We do a monthly pop up Vegetarian and Vegan night too now. That's proving very popular. I want to call it Nothing With A Face Night but have been forbidden. Anyone know of a good Vegan wine that doesn't make your teeth disintegrate? We've found a shockingly good vegan stout but you can't please everyone. The next one is on August 24th if you fancy it.
The more I learn about
this job the less I know. There's nothing fundamental I'd
change though. I wouldn't want to work with anyone but the people I do and
when things get overwhelming I have a nap and everything look much
more manageable.

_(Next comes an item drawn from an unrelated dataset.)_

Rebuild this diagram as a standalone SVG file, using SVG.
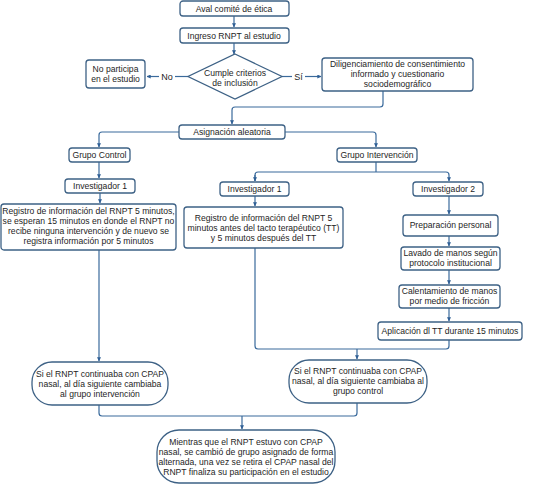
<svg xmlns="http://www.w3.org/2000/svg" width="547" height="484" viewBox="0 0 547 484">
<defs>
<style>
.box{fill:#fff;stroke:#3d6185;stroke-width:1.3}
.ln{fill:none;stroke:#3a6a9c;stroke-width:1.2}
text{font-family:"Liberation Sans",Arial,sans-serif;font-size:8.6px;fill:#1e1e1e;text-anchor:middle}
</style>
<marker id="ah" viewBox="0 0 6 6" refX="5.5" refY="3" markerWidth="4" markerHeight="4" orient="auto" markerUnits="userSpaceOnUse">
<path d="M0,0 L6,3 L0,6 z" fill="#2f5f95"/>
</marker>
</defs>
<rect width="547" height="484" fill="#fff"/>
<g id="connectors">
<path class="ln" d="M234,16 V27" marker-end="url(#ah)"/>
<path class="ln" d="M234,43 V54" marker-end="url(#ah)"/>
<path class="ln" d="M188,76.5 H175"/>
<path class="ln" d="M159,76.5 H147" marker-end="url(#ah)"/>
<path class="ln" d="M282,76.5 H292"/>
<path class="ln" d="M305,76.5 H321" marker-end="url(#ah)"/>
<path class="ln" d="M383,91 V104 Q383,107 380,107 H235 Q232,107 232,110 V124" marker-end="url(#ah)"/>
<path class="ln" d="M179,132 H102 Q99,132 99,135 V147" marker-end="url(#ah)"/>
<path class="ln" d="M285,132 H373 Q376,132 376,135 V147" marker-end="url(#ah)"/>
<path class="ln" d="M99,162 V178" marker-end="url(#ah)"/>
<path class="ln" d="M100,193 V203" marker-end="url(#ah)"/>
<path class="ln" d="M376,162 V172"/>
<path class="ln" d="M255,181 V175 Q255,172 258,172 H446 Q449,172 449,175 V181" marker-end="url(#ah)"/>
<path class="ln" d="M255,175 V181" marker-end="url(#ah)"/>
<path class="ln" d="M255,196 V206" marker-end="url(#ah)"/>
<path class="ln" d="M449,196 V214" marker-end="url(#ah)"/>
<path class="ln" d="M449,236 V246" marker-end="url(#ah)"/>
<path class="ln" d="M449,270 V284" marker-end="url(#ah)"/>
<path class="ln" d="M449,308 V321" marker-end="url(#ah)"/>
<path class="ln" d="M255,248 V346 Q255,349 258,349 H446 Q449,349 449,346 V340"/>
<path class="ln" d="M357,349 V359" marker-end="url(#ah)"/>
<path class="ln" d="M99,250 V361" marker-end="url(#ah)"/>
<path class="ln" d="M99,405 V413 Q99,416 102,416 H354 Q357,416 357,413 V403"/>
<path class="ln" d="M242,416 V429" marker-end="url(#ah)"/>
</g>
<g id="aval"><rect class="box" x="180" y="1" width="109" height="15" rx="3"/><text x="234" y="11.5">Aval comité de ética</text></g>
<g id="ingreso"><rect class="box" x="180" y="28" width="109" height="15" rx="3"/><text x="234" y="38.5">Ingreso RNPT al estudio</text></g>
<g id="criterios"><polygon class="box" points="235,54 282,76.5 235,99 188,76.5"/><text x="235" y="76">Cumple criterios</text><text x="235" y="86">de inclusión</text></g>
<g id="no-participa"><rect class="box" x="86" y="60" width="59" height="28" rx="3"/><text x="115.5" y="72">No participa</text><text x="115.5" y="82">en el estudio</text></g>
<text x="167" y="79.5" style="font-size:9px">No</text>
<text x="298.5" y="79.5" style="font-size:9px">Sí</text>
<g id="diligenciamiento"><rect class="box" x="322" y="58" width="151" height="33" rx="3"/><text x="397.5" y="67">Diligenciamiento de consentimiento</text><text x="397.5" y="77">informado y cuestionario</text><text x="397.5" y="87">sociodemográfico</text></g>
<g id="asignacion"><rect class="box" x="179" y="125" width="106" height="14" rx="3"/><text x="232" y="135">Asignación aleatoria</text></g>
<g id="grupo-control"><rect class="box" x="69" y="148" width="61" height="14" rx="3"/><text x="99.5" y="158">Grupo Control</text></g>
<g id="grupo-intervencion"><rect class="box" x="337" y="148" width="80" height="14" rx="3"/><text x="377" y="158">Grupo Intervención</text></g>
<g id="inv1-control"><rect class="box" x="65" y="179" width="70" height="14" rx="3"/><text x="100" y="189">Investigador 1</text></g>
<g id="registro-control"><rect class="box" x="1" y="204" width="175" height="46" rx="3"/><text x="88.5" y="214">Registro de información del RNPT 5 minutos,</text><text x="88.5" y="224">se esperan 15 minutos en donde el RNPT no</text><text x="88.5" y="234">recibe ninguna intervención y de nuevo se</text><text x="88.5" y="244">registra información por 5 minutos</text></g>
<g id="inv1-intervencion"><rect class="box" x="220" y="182" width="69" height="14" rx="3"/><text x="254.5" y="192">Investigador 1</text></g>
<g id="inv2"><rect class="box" x="413" y="182" width="70" height="14" rx="3"/><text x="448" y="192">Investigador 2</text></g>
<g id="registro-intervencion"><rect class="box" x="184" y="207" width="159" height="41" rx="3"/><text x="263.5" y="221">Registro de información del RNPT 5</text><text x="263.5" y="231">minutos antes del tacto terapéutico (TT)</text><text x="263.5" y="241">y 5 minutos después del TT</text></g>
<g id="preparacion"><rect class="box" x="403" y="215" width="95" height="21" rx="3"/><text x="450.5" y="228">Preparación personal</text></g>
<g id="lavado"><rect class="box" x="401" y="247" width="99" height="23" rx="3"/><text x="450.5" y="256">Lavado de manos según</text><text x="450.5" y="266">protocolo institucional</text></g>
<g id="calentamiento"><rect class="box" x="399" y="285" width="101" height="23" rx="3"/><text x="449.5" y="294">Calentamiento de manos</text><text x="449.5" y="304">por medio de fricción</text></g>
<g id="aplicacion"><rect class="box" x="378" y="322" width="144" height="18" rx="3"/><text x="450" y="334">Aplicación dl TT durante 15 minutos</text></g>
<g id="cambio-intervencion"><rect class="box" x="32" y="362" width="136" height="43" rx="20"/><text x="100" y="377">Si el RNPT continuaba con CPAP</text><text x="100" y="387">nasal, al día siguiente cambiaba</text><text x="100" y="397">al grupo intervención</text></g>
<g id="cambio-control"><rect class="box" x="289" y="360" width="138" height="43" rx="20"/><text x="358" y="374">Si el RNPT continuaba con CPAP</text><text x="358" y="384">nasal, al día siguiente cambiaba al</text><text x="358" y="394">grupo control</text></g>
<g id="final"><rect class="box" x="157" y="430" width="178" height="53" rx="22"/><text x="246" y="445">Mientras que el RNPT estuvo con CPAP</text><text x="246" y="455">nasal, se cambió de grupo asignado de forma</text><text x="246" y="465">alternada, una vez se retira el CPAP nasal del</text><text x="246" y="475">RNPT finaliza su participación en el estudio</text></g>
</svg>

It never ends, its a constant rolling ball of
madness and incomplete lists and cake and orders and people, a
breakages and christmas bookings (yes really) and ceramic ducks and locals and days and weeks and
sun and rain (both equally bemoaned). It's life. It's a community. And as my mum says: You
just take it in your stride darling.
PS Do you like our little ad? Ali was FYYYURIOUS that I used the picture of her with all the cake and wine. Oh how we laughed.